In the material below, please retype the lines from the very first through the one with "const zip = (a, b)", exactly and without pictures.

--- start of DATA PROVIDED ---

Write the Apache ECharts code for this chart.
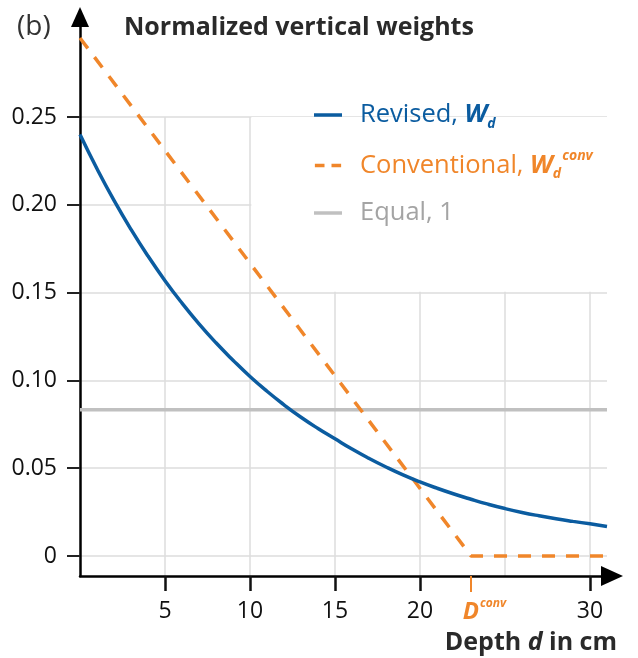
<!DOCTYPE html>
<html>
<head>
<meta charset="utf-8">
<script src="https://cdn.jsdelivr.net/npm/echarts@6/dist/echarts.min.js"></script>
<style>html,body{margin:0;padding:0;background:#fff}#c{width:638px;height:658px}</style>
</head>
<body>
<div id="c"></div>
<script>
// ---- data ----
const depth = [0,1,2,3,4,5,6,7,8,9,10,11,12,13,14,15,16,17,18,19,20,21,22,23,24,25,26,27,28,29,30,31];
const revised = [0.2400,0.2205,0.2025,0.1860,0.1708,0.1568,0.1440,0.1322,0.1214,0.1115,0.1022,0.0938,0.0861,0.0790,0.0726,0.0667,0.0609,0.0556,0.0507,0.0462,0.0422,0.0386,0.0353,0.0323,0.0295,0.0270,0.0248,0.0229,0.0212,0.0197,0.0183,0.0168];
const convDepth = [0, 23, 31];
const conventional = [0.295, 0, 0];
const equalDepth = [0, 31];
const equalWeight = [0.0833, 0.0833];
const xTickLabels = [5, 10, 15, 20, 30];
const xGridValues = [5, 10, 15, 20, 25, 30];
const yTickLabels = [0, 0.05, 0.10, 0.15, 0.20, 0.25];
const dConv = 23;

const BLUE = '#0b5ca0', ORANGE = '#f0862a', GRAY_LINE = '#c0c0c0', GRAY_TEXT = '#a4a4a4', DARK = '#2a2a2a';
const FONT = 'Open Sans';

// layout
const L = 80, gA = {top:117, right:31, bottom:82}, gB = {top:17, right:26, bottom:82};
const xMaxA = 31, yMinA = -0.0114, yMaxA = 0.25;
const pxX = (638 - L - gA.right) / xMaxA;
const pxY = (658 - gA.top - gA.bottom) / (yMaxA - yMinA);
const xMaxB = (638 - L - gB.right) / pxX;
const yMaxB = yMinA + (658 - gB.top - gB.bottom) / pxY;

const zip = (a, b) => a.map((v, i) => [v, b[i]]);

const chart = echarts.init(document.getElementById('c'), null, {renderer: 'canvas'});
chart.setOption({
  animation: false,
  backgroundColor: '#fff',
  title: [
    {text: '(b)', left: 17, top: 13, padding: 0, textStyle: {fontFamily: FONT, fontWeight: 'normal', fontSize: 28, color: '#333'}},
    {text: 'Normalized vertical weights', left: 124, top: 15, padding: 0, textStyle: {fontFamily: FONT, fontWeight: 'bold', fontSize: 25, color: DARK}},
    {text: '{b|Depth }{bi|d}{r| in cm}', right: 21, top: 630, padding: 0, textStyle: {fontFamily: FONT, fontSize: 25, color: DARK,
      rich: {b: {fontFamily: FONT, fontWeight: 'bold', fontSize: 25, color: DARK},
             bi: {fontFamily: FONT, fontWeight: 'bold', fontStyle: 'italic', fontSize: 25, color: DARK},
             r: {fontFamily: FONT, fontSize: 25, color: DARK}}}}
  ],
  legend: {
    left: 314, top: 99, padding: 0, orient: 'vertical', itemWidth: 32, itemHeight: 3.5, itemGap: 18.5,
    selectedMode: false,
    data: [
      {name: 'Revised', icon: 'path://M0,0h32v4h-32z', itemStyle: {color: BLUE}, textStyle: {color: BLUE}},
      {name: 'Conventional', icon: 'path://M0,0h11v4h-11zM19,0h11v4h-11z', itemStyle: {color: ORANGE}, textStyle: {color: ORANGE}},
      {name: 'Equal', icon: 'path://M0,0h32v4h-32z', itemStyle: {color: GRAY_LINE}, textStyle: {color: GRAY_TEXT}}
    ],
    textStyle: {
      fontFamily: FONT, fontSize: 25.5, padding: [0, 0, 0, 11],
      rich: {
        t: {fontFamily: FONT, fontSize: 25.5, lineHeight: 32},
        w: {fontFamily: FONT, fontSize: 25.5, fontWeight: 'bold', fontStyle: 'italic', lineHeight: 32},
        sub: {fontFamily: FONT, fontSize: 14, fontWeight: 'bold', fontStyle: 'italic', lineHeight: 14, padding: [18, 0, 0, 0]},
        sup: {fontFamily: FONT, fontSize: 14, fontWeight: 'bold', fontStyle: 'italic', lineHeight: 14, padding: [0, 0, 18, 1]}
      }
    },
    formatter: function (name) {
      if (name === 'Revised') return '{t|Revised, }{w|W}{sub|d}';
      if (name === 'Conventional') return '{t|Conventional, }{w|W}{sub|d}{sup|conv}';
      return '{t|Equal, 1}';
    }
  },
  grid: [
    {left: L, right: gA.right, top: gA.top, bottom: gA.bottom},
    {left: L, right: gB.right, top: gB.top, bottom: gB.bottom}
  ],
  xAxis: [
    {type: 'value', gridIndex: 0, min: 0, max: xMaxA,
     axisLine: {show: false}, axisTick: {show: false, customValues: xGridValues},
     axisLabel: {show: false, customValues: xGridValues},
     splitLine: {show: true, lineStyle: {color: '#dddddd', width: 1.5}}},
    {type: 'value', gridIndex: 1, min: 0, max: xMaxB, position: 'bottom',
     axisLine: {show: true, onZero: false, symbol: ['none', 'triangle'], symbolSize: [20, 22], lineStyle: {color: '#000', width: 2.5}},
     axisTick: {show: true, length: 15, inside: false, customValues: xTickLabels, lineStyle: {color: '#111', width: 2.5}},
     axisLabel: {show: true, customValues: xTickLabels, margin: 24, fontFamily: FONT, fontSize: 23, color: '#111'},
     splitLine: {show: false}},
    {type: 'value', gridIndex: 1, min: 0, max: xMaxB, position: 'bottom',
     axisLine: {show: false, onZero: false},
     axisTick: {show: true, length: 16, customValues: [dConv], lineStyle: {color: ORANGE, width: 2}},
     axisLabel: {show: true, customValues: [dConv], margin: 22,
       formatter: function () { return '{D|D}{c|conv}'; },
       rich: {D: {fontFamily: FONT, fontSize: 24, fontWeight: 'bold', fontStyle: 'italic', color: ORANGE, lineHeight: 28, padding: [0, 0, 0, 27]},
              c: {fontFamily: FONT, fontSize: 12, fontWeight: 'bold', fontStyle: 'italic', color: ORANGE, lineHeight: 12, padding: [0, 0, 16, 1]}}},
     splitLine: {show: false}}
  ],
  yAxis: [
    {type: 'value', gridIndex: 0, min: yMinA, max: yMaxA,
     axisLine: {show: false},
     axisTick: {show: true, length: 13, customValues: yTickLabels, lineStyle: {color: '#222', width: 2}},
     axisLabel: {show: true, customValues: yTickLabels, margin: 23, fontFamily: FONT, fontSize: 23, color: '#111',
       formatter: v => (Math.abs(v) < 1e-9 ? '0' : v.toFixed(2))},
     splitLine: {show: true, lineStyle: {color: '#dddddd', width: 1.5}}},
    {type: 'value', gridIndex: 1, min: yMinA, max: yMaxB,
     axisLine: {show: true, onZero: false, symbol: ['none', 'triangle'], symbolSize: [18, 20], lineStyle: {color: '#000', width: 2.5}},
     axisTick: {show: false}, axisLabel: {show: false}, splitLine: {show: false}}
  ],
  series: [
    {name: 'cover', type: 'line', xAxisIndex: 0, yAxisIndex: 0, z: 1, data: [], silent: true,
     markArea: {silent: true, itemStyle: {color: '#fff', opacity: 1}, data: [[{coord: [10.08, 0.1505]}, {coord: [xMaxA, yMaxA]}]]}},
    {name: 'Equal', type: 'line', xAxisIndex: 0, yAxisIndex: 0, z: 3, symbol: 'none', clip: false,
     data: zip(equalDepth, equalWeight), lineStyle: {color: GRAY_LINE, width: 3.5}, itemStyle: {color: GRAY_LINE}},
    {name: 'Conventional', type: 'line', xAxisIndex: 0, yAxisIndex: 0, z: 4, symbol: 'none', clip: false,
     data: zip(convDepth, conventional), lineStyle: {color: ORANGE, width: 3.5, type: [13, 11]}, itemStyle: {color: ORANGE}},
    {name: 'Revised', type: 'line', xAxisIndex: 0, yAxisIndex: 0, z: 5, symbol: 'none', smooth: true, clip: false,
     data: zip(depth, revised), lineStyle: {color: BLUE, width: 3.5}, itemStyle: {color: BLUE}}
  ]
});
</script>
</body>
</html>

--- end of DATA PROVIDED ---

* **SOLVED EXERCISE**:
Write the Apache ECharts code for this chart.
<!DOCTYPE html>
<html>
<head>
<meta charset="utf-8">
<script src="https://cdn.jsdelivr.net/npm/echarts@6/dist/echarts.min.js"></script>
<style>html,body{margin:0;padding:0;background:#fff}#c{width:638px;height:658px}</style>
</head>
<body>
<div id="c"></div>
<script>
// ---- data ----
const depth = [0,1,2,3,4,5,6,7,8,9,10,11,12,13,14,15,16,17,18,19,20,21,22,23,24,25,26,27,28,29,30,31];
const revised = [0.2400,0.2205,0.2025,0.1860,0.1708,0.1568,0.1440,0.1322,0.1214,0.1115,0.1022,0.0938,0.0861,0.0790,0.0726,0.0667,0.0609,0.0556,0.0507,0.0462,0.0422,0.0386,0.0353,0.0323,0.0295,0.0270,0.0248,0.0229,0.0212,0.0197,0.0183,0.0168];
const convDepth = [0, 23, 31];
const conventional = [0.295, 0, 0];
const equalDepth = [0, 31];
const equalWeight = [0.0833, 0.0833];
const xTickLabels = [5, 10, 15, 20, 30];
const xGridValues = [5, 10, 15, 20, 25, 30];
const yTickLabels = [0, 0.05, 0.10, 0.15, 0.20, 0.25];
const dConv = 23;

const BLUE = '#0b5ca0', ORANGE = '#f0862a', GRAY_LINE = '#c0c0c0', GRAY_TEXT = '#a4a4a4', DARK = '#2a2a2a';
const FONT = 'Open Sans';

// layout
const L = 80, gA = {top:117, right:31, bottom:82}, gB = {top:17, right:26, bottom:82};
const xMaxA = 31, yMinA = -0.0114, yMaxA = 0.25;
const pxX = (638 - L - gA.right) / xMaxA;
const pxY = (658 - gA.top - gA.bottom) / (yMaxA - yMinA);
const xMaxB = (638 - L - gB.right) / pxX;
const yMaxB = yMinA + (658 - gB.top - gB.bottom) / pxY;

const zip = (a, b) => a.map((v, i) => [v, b[i]]);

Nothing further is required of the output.